In Baltimore's 31-29 win over visiting Dallas, the Ravens gave their fans even more of a glimpse of what their quick-strike offense can accomplish. First, Baltimore drove 80 yards in eight plays in just 1:34 to score a touchdown and take a 17-10 lead right before the half, and then it followed that up by marching 73 yards in 10 plays in the latter half of the fourth quarter, using only 3:41 to tally what turned out to be the game-winning touchdown on a 1-yard Rice run.

Those two drives spoke volumes. That's what the Ravens needed to do in those situations, and they made short work of the Cowboys defense both times. But that's a very different vibe for a Baltimore offense that seemed to play with training wheels on for years and years. It's a new era for the Ravens, and not a bad place at all to be in 2012, when winning teams score in bunches. Defenses are quicker fixes these days, and offenses have to be built more methodically. The Ravens, after years of trying, finally have assembled an offense that can carry the load.

Baltimore's bad luck on the injury front might also be at least coming at a fortuitous time, in that the AFC appears to be a down cycle this season, and the AFC North seems there for the taking. The Steelers are 2-3, having lost two out of their last three games, and have their own battles to fight with injuries and age on defense. The Bengals started fast at 3-1, but have lost the past two weeks to Miami and Cleveland, and have blunted their early momentum. With Cincinnati playing host to Pittsburgh this week, somebody's going to come out of that game with a losing record, feeling pretty badly about themselves as midseason looms.

In the AFC, the Ravens are one of only two teams above .500, along with this week's opponent, the Texans (5-1). While Baltimore beat Houston twice last season, including in the AFC divisional playoffs, winning at Reliant Stadium this week could be a difficult task. But even with a loss, Baltimore will enter its Week 8 bye with a 5-2 mark and grip on first place in the division. A tough first-place schedule still must be navigated, but the Ravens will at least have some breathing room as they attempt it. A 10-6 mark could easily win the AFC North this season.

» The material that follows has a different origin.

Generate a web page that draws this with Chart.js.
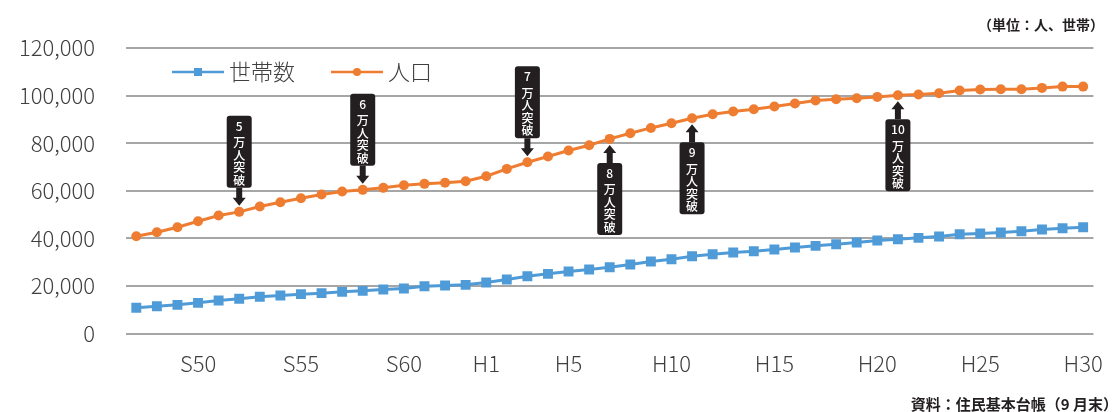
<!DOCTYPE html>
<html lang="ja">
<head>
    <meta charset="UTF-8">
    <title>世帯数と人口の推移</title>
    <script src="https://cdn.jsdelivr.net/npm/chart.js"></script>
    <style>
        html, body { margin: 0; padding: 0; background: #fff; }
        #wrap { width: 1120px; height: 412px; position: relative; }
    </style>
</head>
<body>
<div id="wrap">
    <canvas id="myChart" width="1120" height="412"></canvas>
</div>
<script>
// 年（昭和47年〜平成30年）
const years = [
    'S47','S48','S49','S50','S51','S52','S53','S54','S55','S56','S57','S58','S59','S60','S61','S62','S63',
    'H1','H2','H3','H4','H5','H6','H7','H8','H9','H10','H11','H12','H13','H14','H15','H16','H17','H18','H19','H20',
    'H21','H22','H23','H24','H25','H26','H27','H28','H29','H30'
];
// 軸に表示する年
const shownYears = ['S50','S55','S60','H1','H5','H10','H15','H20','H25','H30'];

// 世帯数
const households = [
    10800, 11470, 12040, 12890, 13870, 14580, 15420, 15970, 16530, 16950, 17510, 17930, 18490, 18910, 19880, 20170, 20450,
    21430, 22690, 24090, 25070, 26050, 26890, 27870, 28990, 30250, 31230, 32500, 33340, 34040, 34600, 35300, 36140, 36850, 37530, 38240, 39080,
    39640, 40210, 40760, 41730, 42020, 42440, 42990, 43700, 44250, 44670
];
// 人口
const population = [
    40890, 42570, 44670, 47190, 49580, 51130, 53370, 55180, 56860, 58410, 59670, 60380, 61220, 62320, 62900, 63400, 64010,
    66100, 69180, 71990, 74370, 76900, 79130, 81790, 84170, 86410, 88370, 90470, 92150, 93280, 94260, 95390, 96650, 97910, 98470, 98890, 99450,
    100150, 100430, 100990, 102110, 102530, 102670, 102670, 103230, 103770, 103770
];

// 「○万人突破」の吹き出し
const milestoneYears = ['S52','S58','H3','H7','H11','H21'];
const milestoneText = ['5','6','7','8','9','10'];
const milestoneAbove = [true, true, true, false, false, false];

const FONT = "'Noto Sans CJK JP', 'Noto Sans', sans-serif";
const BLUE = '#4f9bd7';
const ORANGE = '#ee7d31';

// 吹き出しと凡例、単位・出典を描く
const decorPlugin = {
    id: 'decor',
    afterDatasetsDraw(chart) {
        const ctx = chart.ctx;
        const meta = chart.getDatasetMeta(1);
        ctx.save();
        milestoneYears.forEach((yr, i) => {
            const pt = meta.data[years.indexOf(yr)];
            const x = pt.x;
            const above = milestoneAbove[i];
            const tip = above ? pt.y - 6 : pt.y + 6;
            const boxEdge = above ? tip - 18 : tip + 18;
            const boxTop = above ? boxEdge - 72 : boxEdge;
            ctx.fillStyle = '#231f20';
            // 矢印
            const d = above ? -1 : 1;
            const headBase = tip + d * 8;
            ctx.beginPath();
            ctx.moveTo(x - 3, boxEdge);
            ctx.lineTo(x + 3, boxEdge);
            ctx.lineTo(x + 3, headBase);
            ctx.lineTo(x + 6.5, headBase);
            ctx.lineTo(x, tip);
            ctx.lineTo(x - 6.5, headBase);
            ctx.lineTo(x - 3, headBase);
            ctx.closePath();
            ctx.fill();
            // 箱
            ctx.beginPath();
            ctx.roundRect(x - 12.5, boxTop, 25, 72, 3);
            ctx.fill();
            // 文字
            ctx.fillStyle = '#ffffff';
            ctx.textAlign = 'center';
            ctx.textBaseline = 'middle';
            ctx.font = '500 12px ' + FONT;
            ctx.fillText(milestoneText[i], x, boxTop + 10.5);
            ['万', '人', '突', '破'].forEach((c, j) => {
                ctx.fillText(c, x, boxTop + 27 + j * 12.5);
            });
        });
        ctx.restore();
    },
    afterDraw(chart) {
        const ctx = chart.ctx;
        ctx.save();
        // 凡例
        const items = [
            { x: 172, color: BLUE, style: 'rect', label: '世帯数' },
            { x: 331, color: ORANGE, style: 'circle', label: '人口' }
        ];
        const ly = 72;
        items.forEach(it => {
            ctx.strokeStyle = it.color;
            ctx.lineWidth = 2.5;
            ctx.beginPath();
            ctx.moveTo(it.x, ly);
            ctx.lineTo(it.x + 52, ly);
            ctx.stroke();
            ctx.fillStyle = it.color;
            if (it.style === 'rect') {
                ctx.fillRect(it.x + 26 - 4, ly - 4, 8, 8);
            } else {
                ctx.beginPath();
                ctx.arc(it.x + 26, ly, 4, 0, Math.PI * 2);
                ctx.fill();
            }
            ctx.fillStyle = '#404040';
            ctx.font = '300 22px ' + FONT;
            ctx.textAlign = 'left';
            ctx.textBaseline = 'middle';
            ctx.fillText(it.label, it.x + 57, ly);
        });
        // 単位・出典
        ctx.fillStyle = '#231f20';
        ctx.font = 'bold 14px ' + FONT;
        ctx.textAlign = 'right';
        ctx.textBaseline = 'middle';
        ctx.fillText('（単位：人、世帯）', 1104, 25);
        ctx.font = 'bold 15px ' + FONT;
        ctx.fillText('資料：住民基本台帳（9 月末）', 1118, 404);
        ctx.restore();
    }
};

const ctx = document.getElementById('myChart').getContext('2d');
new Chart(ctx, {
    type: 'line',
    data: {
        labels: years,
        datasets: [
            {
                label: '世帯数',
                data: households,
                borderColor: BLUE,
                backgroundColor: BLUE,
                borderWidth: 3,
                pointStyle: 'rect',
                pointRadius: 7,
                pointBorderWidth: 0,
                fill: false,
                tension: 0
            },
            {
                label: '人口',
                data: population,
                borderColor: ORANGE,
                backgroundColor: ORANGE,
                borderWidth: 3,
                pointStyle: 'circle',
                pointRadius: 5,
                pointBorderWidth: 0,
                fill: false,
                tension: 0
            }
        ]
    },
    options: {
        responsive: false,
        animation: false,
        layout: {
            padding: { top: 48, right: 25, bottom: 0, left: 0 }
        },
        plugins: {
            legend: { display: false },
            tooltip: { enabled: false }
        },
        scales: {
            x: {
                offset: true,
                grid: { display: false, drawTicks: false },
                border: { display: false },
                ticks: {
                    autoSkip: false,
                    maxRotation: 0,
                    padding: 17,
                    color: '#404040',
                    font: { family: FONT, size: 22, weight: '300' },
                    callback: function(value) {
                        const lbl = this.getLabelForValue(value);
                        return shownYears.includes(lbl) ? lbl : '';
                    }
                },
                afterFit(scale) { scale.height = 78.5; }
            },
            y: {
                min: 0,
                max: 120000,
                grid: { color: '#a6a6a6', lineWidth: 2, drawTicks: false },
                border: { display: false },
                ticks: {
                    stepSize: 20000,
                    padding: 31,
                    color: '#404040',
                    font: { family: FONT, size: 22, weight: '300' },
                    callback: v => v.toLocaleString('en-US')
                },
                afterFit(scale) { scale.width = 126; }
            }
        }
    },
    plugins: [decorPlugin]
});
</script>
</body>
</html>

"Will they dominate, will it be a slam dunk, will I bet the mortgage on them winning [the division]?'' Billick said. "No. Because you've still got to believe there are some teams in the AFC who look pretty good. But who can't they beat? That team we just saw in Houston the other night, that just got torn up by the Packers? New England, who can look so good at times and then not as well at others? Is Denver going to continue to pick up steam?

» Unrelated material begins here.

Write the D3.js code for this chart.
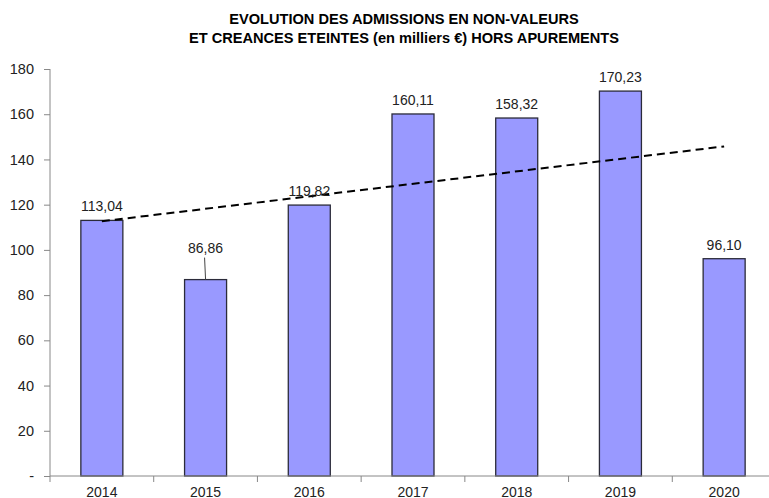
<!DOCTYPE html>
<html>
<head>
<meta charset="utf-8">
<script src="https://cdn.jsdelivr.net/npm/d3@7"></script>
<style>
    body { margin: 0; background: #fff; }
    svg text { font-family: "Liberation Sans", Arial, sans-serif; }
</style>
</head>
<body>
<svg width="769" height="498"></svg>
<script>
var years = ["2014", "2015", "2016", "2017", "2018", "2019", "2020"];
var values = [113.04, 86.86, 119.82, 160.11, 158.32, 170.23, 96.10];
var yTicks = [0, 20, 40, 60, 80, 100, 120, 140, 160, 180];
var titleLines = ["EVOLUTION DES ADMISSIONS EN NON-VALEURS",
    "ET CREANCES ETEINTES (en milliers \u20ac) HORS APUREMENTS"];

(function () {
    "use strict";
    var svg, x, y, fmt, n, mx, my, sxy, sxx, slope, icpt, labelLift;

    svg = d3.select("svg");

    x = d3.scaleBand()
        .domain(years)
        .range([50, 776])
        .paddingInner(0.595)
        .paddingOuter(0.2975);

    y = d3.scaleLinear()
        .domain([0, 180])
        .range([476, 69]);

    fmt = function (v) {
        return d3.format(".2f")(v).replace(".", ",");
    };

    // title
    svg.append("g").selectAll("text")
        .data(titleLines)
        .enter().append("text")
        .attr("x", 404)
        .attr("y", function (d, i) { return 24 + i * 19; })
        .attr("text-anchor", "middle")
        .attr("font-size", 14.6)
        .attr("font-weight", "bold")
        .attr("fill", "#000")
        .text(function (d) { return d; });

    // bars
    svg.append("g").selectAll("rect")
        .data(values)
        .enter().append("rect")
        .attr("x", function (d, i) { return x(years[i]); })
        .attr("y", function (d) { return y(d); })
        .attr("width", x.bandwidth())
        .attr("height", function (d) { return y(0) - y(d); })
        .attr("fill", "#9999ff")
        .attr("stroke", "#2b2b3a")
        .attr("stroke-width", 1.3);

    // linear trend line
    n = values.length;
    mx = d3.mean(values, function (d, i) { return i; });
    my = d3.mean(values);
    sxy = d3.sum(values, function (d, i) { return (i - mx) * (d - my); });
    sxx = d3.sum(values, function (d, i) { return (i - mx) * (i - mx); });
    slope = sxy / sxx;
    icpt = my - slope * mx;

    svg.append("line")
        .attr("x1", x(years[0]) + x.bandwidth() / 2)
        .attr("y1", y(icpt))
        .attr("x2", x(years[n - 1]) + x.bandwidth() / 2)
        .attr("y2", y(icpt + slope * (n - 1)))
        .attr("stroke", "#000")
        .attr("stroke-width", 2)
        .attr("stroke-dasharray", "8,5");

    // data labels (2015 label is moved up with a leader line)
    labelLift = function (i) { return i === 1 ? 27 : 9; };

    svg.append("line")
        .attr("x1", x(years[1]) + x.bandwidth() / 2 - 1)
        .attr("y1", y(values[1]) - 22)
        .attr("x2", x(years[1]) + x.bandwidth() / 2)
        .attr("y2", y(values[1]))
        .attr("stroke", "#444")
        .attr("stroke-width", 1);

    svg.append("g").selectAll("text")
        .data(values)
        .enter().append("text")
        .attr("x", function (d, i) { return x(years[i]) + x.bandwidth() / 2; })
        .attr("y", function (d, i) { return y(d) - labelLift(i); })
        .attr("text-anchor", "middle")
        .attr("font-size", 14)
        .attr("fill", "#222")
        .text(function (d) { return fmt(d); });

    // y axis
    svg.append("g")
        .attr("transform", "translate(50,0)")
        .call(d3.axisLeft(y)
            .tickValues(yTicks)
            .tickSize(6)
            .tickPadding(10)
            .tickFormat(function (d) { return d === 0 ? "-" : d; }))
        .call(function (g) {
            g.select(".domain").attr("stroke", "#888").attr("d", "M0,69V476");
            g.selectAll(".tick line").attr("stroke", "#888");
            g.selectAll(".tick text")
                .attr("font-size", 14.5)
                .attr("fill", "#222")
                .style("font-family", "'Liberation Sans', Arial, sans-serif");
        });

    // x axis
    svg.append("g")
        .attr("transform", "translate(0,476)")
        .call(d3.axisBottom(x).tickSize(0).tickPadding(11))
        .call(function (g) {
            g.select(".domain").attr("stroke", "#888").attr("d", "M50,0H776");
            g.selectAll(".tick text")
                .attr("font-size", 14)
                .attr("fill", "#222")
                .style("font-family", "'Liberation Sans', Arial, sans-serif");
        });

    // category separators on x axis
    svg.append("g").selectAll("line")
        .data(years)
        .enter().append("line")
        .attr("x1", function (d) { return x(d) - x.step() * x.paddingOuter(); })
        .attr("x2", function (d) { return x(d) - x.step() * x.paddingOuter(); })
        .attr("y1", 476)
        .attr("y2", 482)
        .attr("stroke", "#888");
}());
</script>
</body>
</html>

"I'm not going to say they win the division by default, but yeah, this Ravens team is very much alive. And if they do go in and beat Houston in Houston, and wind up getting a [playoff] bye because of it, they're in great position to be just what we all kind of thought they would be. Even without Ray Lewis.''

Or Lardarius Webb. Which is why the sky isn't falling in Baltimore, and no such eventuality should be forecast.